Alimentos com índices preocupantes de radiação chegaram ao país pouco tempo depois do desastre
Em 26 de abril de 1986, um dos quatro reatores da Usina Nuclear Chernobyl, que geravam energia para a Ucrânia, explodiu repentinamente. Pouco tempo depois, uma nuvem radioativa atingiu países distantes como Itália e Finlândia. A cidade de Pripyat teve que ser evacuada e possui uma zona de exclusão que permanece até hoje.
O episódio chocou o mundo e causou mais consequências do que se pode imaginar. A contaminação chegou ao resto da Europa rapidamente e, mesmo que soubessem dos impactos disso, o governo brasileiro inclusive importou toneladas de alimentos radioativos do continente, contaminados por Chernobyl.

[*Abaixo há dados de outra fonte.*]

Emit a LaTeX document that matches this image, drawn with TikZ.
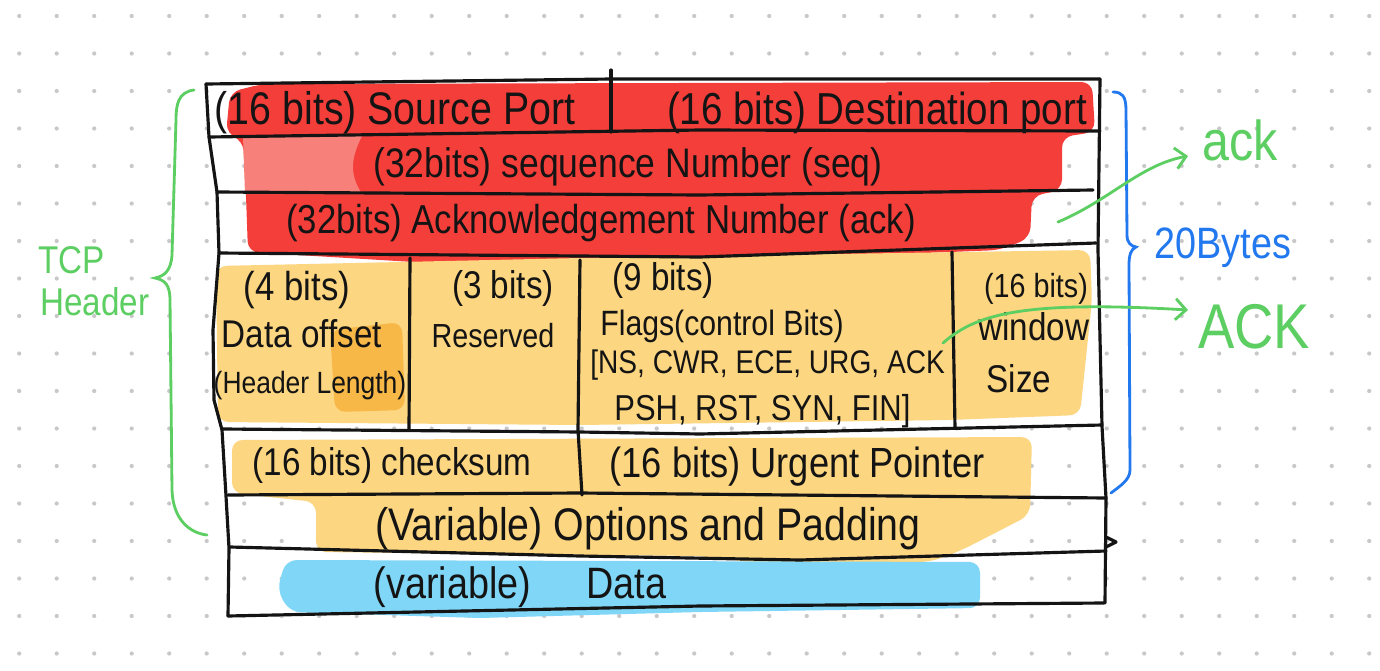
\documentclass[tikz,border=0pt]{standalone}
\usepackage{fontspec}
\usepackage{tikz}
\usetikzlibrary{arrows.meta}
\newfontfamily\handfont[FakeStretch=0.86]{Liberation Sans}
\newcommand\hand[1]{\handfont\fontsize{#1}{#1}\selectfont}
\definecolor{markred}{RGB}{243,62,58}
\definecolor{markpink}{RGB}{247,128,122}
\definecolor{markyellow}{RGB}{252,214,128}
\definecolor{markorange}{RGB}{247,184,72}
\definecolor{markblue}{RGB}{128,214,246}
\definecolor{penblack}{RGB}{20,20,20}
\definecolor{pengreen}{RGB}{92,206,98}
\definecolor{penblue}{RGB}{34,120,238}
\definecolor{dotgray}{RGB}{200,200,200}

\begin{document}
\begin{tikzpicture}[x=0.02cm,y=-0.02cm,
  pen/.style={draw=penblack,line width=1.8pt,line cap=round,line join=round},
  txt/.style={inner sep=0,anchor=base,text=penblack},
  marker/.style={rounded corners=6pt},
  greenpen/.style={draw=pengreen,line width=1.6pt,line cap=round},
  greenarrow/.style={greenpen,-{Straight Barb[length=6pt,width=12pt,line width=1.6pt]}}]
\useasboundingbox (0,0) rectangle (1380,670);
\fill[white] (0,0) rectangle (1380,670);
\foreach \i in {0,...,36} \foreach \j in {0,...,17} \fill[dotgray] (19.2+37.5*\i,16+37.5*\j) circle (1.2pt);
\fill[markred,marker] (230,92) -- (262,84) -- (1092,82) -- (1095,132) -- (1062,137) -- (1062,190) -- (1032,196) -- (1030,238) -- (1000,250) -- (700,262) -- (480,266) -- (248,252) -- (246,196) -- (243,140) -- (226,134) -- cycle;
\fill[markpink] (243,136) -- (362,136) .. controls (350,160) and (350,175) .. (362,194) -- (245,194) -- cycle;
\fill[markyellow,marker] (216,266) -- (400,262) -- (580,258) -- (1090,250) -- (1092,300) -- (1080,415) -- (950,420) -- (580,425) -- (218,422) -- cycle;
\fill[markorange,marker] (330,330) -- (402,322) -- (405,410) -- (335,412) -- cycle;
\fill[markyellow,marker] (232,440) -- (1032,437) -- (1030,515) -- (962,550) -- (930,562) -- (750,562) -- (700,556) -- (316,552) -- (316,502) -- (232,493) -- cycle;
\fill[markblue,marker] (286,560) -- (980,562) -- (980,608) -- (700,612) -- (480,618) -- (290,612) -- (277,590) -- cycle;
\draw[pen] (206,84) -- (611,79) -- (1100,79);
\draw[pen] (611,70) -- (611,132);
\draw[pen] (209,137) -- (700,130) -- (1100,131);
\draw[pen] (217,192) -- (700,195) -- (1093,190);
\draw[pen] (219,253) -- (700,257) -- (1096,243);
\draw[pen] (223,429) -- (580,432) -- (700,434) -- (1102,425);
\draw[pen] (228,495) -- (580,493) -- (1106,498);
\draw[pen] (230,547) -- (580,556) -- (800,560) -- (1106,551);
\draw[pen] (228,616) -- (700,606) -- (1104,603);
\draw[pen] (206,84) -- (209,137) -- (217,192) -- (219,253) -- (213,330) -- (214,400) -- (222,430) -- (226,496) -- (229,548) -- (228,616);
\draw[pen] (1100,79) -- (1098,250) -- (1102,426) -- (1106,498) -- (1105,603);
\draw[pen] (410,258) -- (409,430);
\draw[pen] (580,260) -- (578,430) -- (582,495);
\draw[pen] (952,252) -- (955,428);
\draw[pen] (1106,537) -- (1116,542) -- (1106,547);
\draw[greenpen] (194,90) .. controls (178,92) and (176,105) .. (176,120) -- (172,255) .. controls (171,270) and (165,276) .. (155,278) .. controls (165,280) and (170,285) .. (170,300) -- (172,490) .. controls (173,520) and (190,533) .. (207,535);
\draw[draw=penblue,line width=1.6pt,line cap=round] (1113,92) .. controls (1122,92) and (1126,96) .. (1126,110) -- (1127,235) .. controls (1127,243) and (1131,246) .. (1136,247) .. controls (1131,249) and (1129,255) .. (1129,265) -- (1130,470) .. controls (1130,480) and (1120,486) .. (1111,493);
\node[txt,font=\hand{26}] (srcport) at (395,124) {(16 bits) Source Port};
\node[txt,font=\hand{25.5}] (dstport) at (877,124) {(16 bits) Destination port};
\node[txt,font=\hand{23.5}] (seqnum) at (628,177) {(32bits) sequence Number (seq)};
\node[txt,font=\hand{23}] (acknum) at (601,233) {(32bits) Acknowledgement Number (ack)};
\node[txt,font=\hand{23}] (dofs1) at (297,300) {(4 bits)};
\node[txt,font=\hand{22}] (dofs2) at (302,347) {Data offset};
\node[txt,font=\hand{17.5}] (dofs3) at (310,393) {(Header Length)};
\node[txt,font=\hand{22}] (rsv1) at (503,298) {(3 bits)};
\node[txt,font=\hand{19}] (rsv2) at (493,347) {Reserved};
\node[txt,anchor=base west,font=\hand{22}] (flg1) at (612,290) {(9 bits)};
\node[txt,anchor=base west,font=\hand{20}] (flg2) at (600,335) {Flags(control Bits)};
\node[txt,anchor=base west,font=\hand{18.6}] (flg3) at (590,373) {[NS, CWR, ECE, URG, ACK};
\node[txt,anchor=base west,font=\hand{20.5}] (flg4) at (614,420) {PSH, RST, SYN, FIN]};
\node[txt,font=\hand{19}] (win1) at (1036,297) {(16 bits)};
\node[txt,font=\hand{22}] (win2) at (1034,340) {window};
\node[txt,font=\hand{22}] (win3) at (1019,392) {Size};
\node[txt,font=\hand{22}] (chksum) at (392,475) {(16 bits) checksum};
\node[txt,font=\hand{24}] (urgptr) at (797,477) {(16 bits) Urgent Pointer};
\node[txt,font=\hand{26}] (options) at (648,540) {(Variable) Options and Padding};
\node[txt,font=\hand{25}] (data) at (520,598) {(variable)\hspace{1.1cm}Data};
\node[txt,anchor=base west,text=pengreen,font=\hand{22}] (tcphdr1) at (38,273) {TCP};
\node[txt,anchor=base west,text=pengreen,font=\hand{22}] (tcphdr2) at (40,315) {Header};
\node[txt,text=penblue,font=\hand{25}] (bytes) at (1223,258) {20Bytes};
\node[txt,anchor=base west,text=pengreen,font=\hand{32}] (ackl) at (1202,160) {ack};
\node[txt,anchor=base west,text=pengreen,font=\hand{36}] (ACKl) at (1198,348) {ACK};
\coordinate (seqack) at (1058,222);
\coordinate (winack) at (943,343);
\draw[greenarrow] (seqack) .. controls (1110,200) and (1140,165) .. ([shift={(-14,-4)}]ackl.base west);
\draw[greenarrow] (winack) .. controls (975,315) and (1020,300) .. ([shift={(-10,-38)}]ACKl.base west);
\end{tikzpicture}
\end{document}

A BBC News Brasil foi responsável por coletar relatórios e documentos que mostravam o que realmente aconteceu naquele período. Em uma crise durante o governo de José Sarney, o Plano Cruzado foi apresentado, contendo medidas econômicas que tinham como objetivo conter a inflação.
A ideia era congelar preços e aumentar salários, mas isso não estava dando certo, gerando problemas e rumores em todo o país: faltavam alimentos nas prateleiras. Conforme repercutido pela BBC, o então secretário especial de Abastecimento, José Carlos Braga, explicou na época em entrevista: "O governo também poderá importar produtos necessários que faltarem no mercado".
E foi exatamente isso que ele fez. Com a crise de desabastecimento, o Brasil importou toneladas de alimentos da Europa. O único problema? Bom, a alta taxa de radioatividade.
Edital radioativo
Um dia depois da tragédia de Chernobyl ter sido noticiada para o mundo todo, a Companhia Brasileira de Alimentos (Cobal) divulgou um edital que listava a compra de alimentos da Europa. 43 mil toneladas de leite em pó e 2,5 mil toneladas de manteiga seriam adquiridos no mercado externo e poderiam ajudar na crise.
Como o acidente nuclear ainda estava muito próximo, as autoridades estavam receosas em comprar os alimentos, com medo de eles estarem contaminados. Mas isso não durou muito. Mais ou menos dois meses depois, em 12 de junho, um novo edital foi lançado, contendo algumas especificidades.
Agora, os produtos poderiam ser importados da Europa, porém deveriam conter documentos oficiais que garantissem sua não contaminação. A licitação afirmava ainda que os itens seriam analisados pela Comissão Nacional de Energia Nuclear (CNEN) nos portos brasileiros e poderiam ser vetados a depender do resultado.
Chernobyl em solo brasileiro
Isso não funcionou muito bem na prática. Um mês depois do edital, uma reportagem publicada pelo jornal O Estado de S.Paulo revelou que produtos contaminados, como leite adquiridos na Irlanda, apresentavam índices de radiação.
De acordo com um exame realizado pelo Instituto de Radioproteção e Dosimetria (IRD), ligado à CNEN, 3 mil das 20 mil toneladas de leite em pó fornecidas pela licitação apresentavam dados alarmantes de contaminação. O índice de césio-137 era ainda mais elevado que "em diversos países do Hemisfério Norte".
Ainda assim, o documento que mostrava o perigo do consumo do leite atestava que ele estava "apropriado para o consumo humano". Essa resolução fez com que os produtos fossem parar nas prateleiras dos mercados brasileiros.
Carne contaminada
O leite em pó, porém, não foi o único alimento contaminado por Chernobyl que chegou em solo brasileiro. Por volta de um mês depois da polêmica com o leite, 100 mil toneladas de carne bovina e suína chegaram ao país — destas, sete mil apresentavam contaminação por radiação. Diante da gravidade, os itens acabaram sendo proibidos de entrar em circulação pela justiça. Tudo foi estocado em frigoríficos localizados em Canoas, RS.
Além da possibilidade de ser vendida no Rio Grande do Sul, mercados apresentariam cartazes que alertavam os consumidores quanto à radioatividade da carne, ela também seria distribuída no Rio de Janeiro e em São Paulo, estados que contavam com a falta do produto. Uma ação da Justiça acabou por barrar a venda do alimento no país.
Mas ela não desapareceu simplesmente. Durante anos, o alimento esteve guardado em frigoríficos em uma cidade no sul do país até empresas decidirem transformá-lo em comida embutida. O destino dos produtos contaminados? Bom, é indicado que países do Caribe e África pudessem ter recebido o produto.
Apenas quase trinta anos depois o governo brasileiro admitiu que os alimentos poderiam causar danos às pessoas que entrassem em contato com os produtos ou os consumissem. A Justiça brasileira ainda fez com que um ex-funcionário do frigorífico recebesse indenização da Companhia Nacional de Abastecimento (Conab).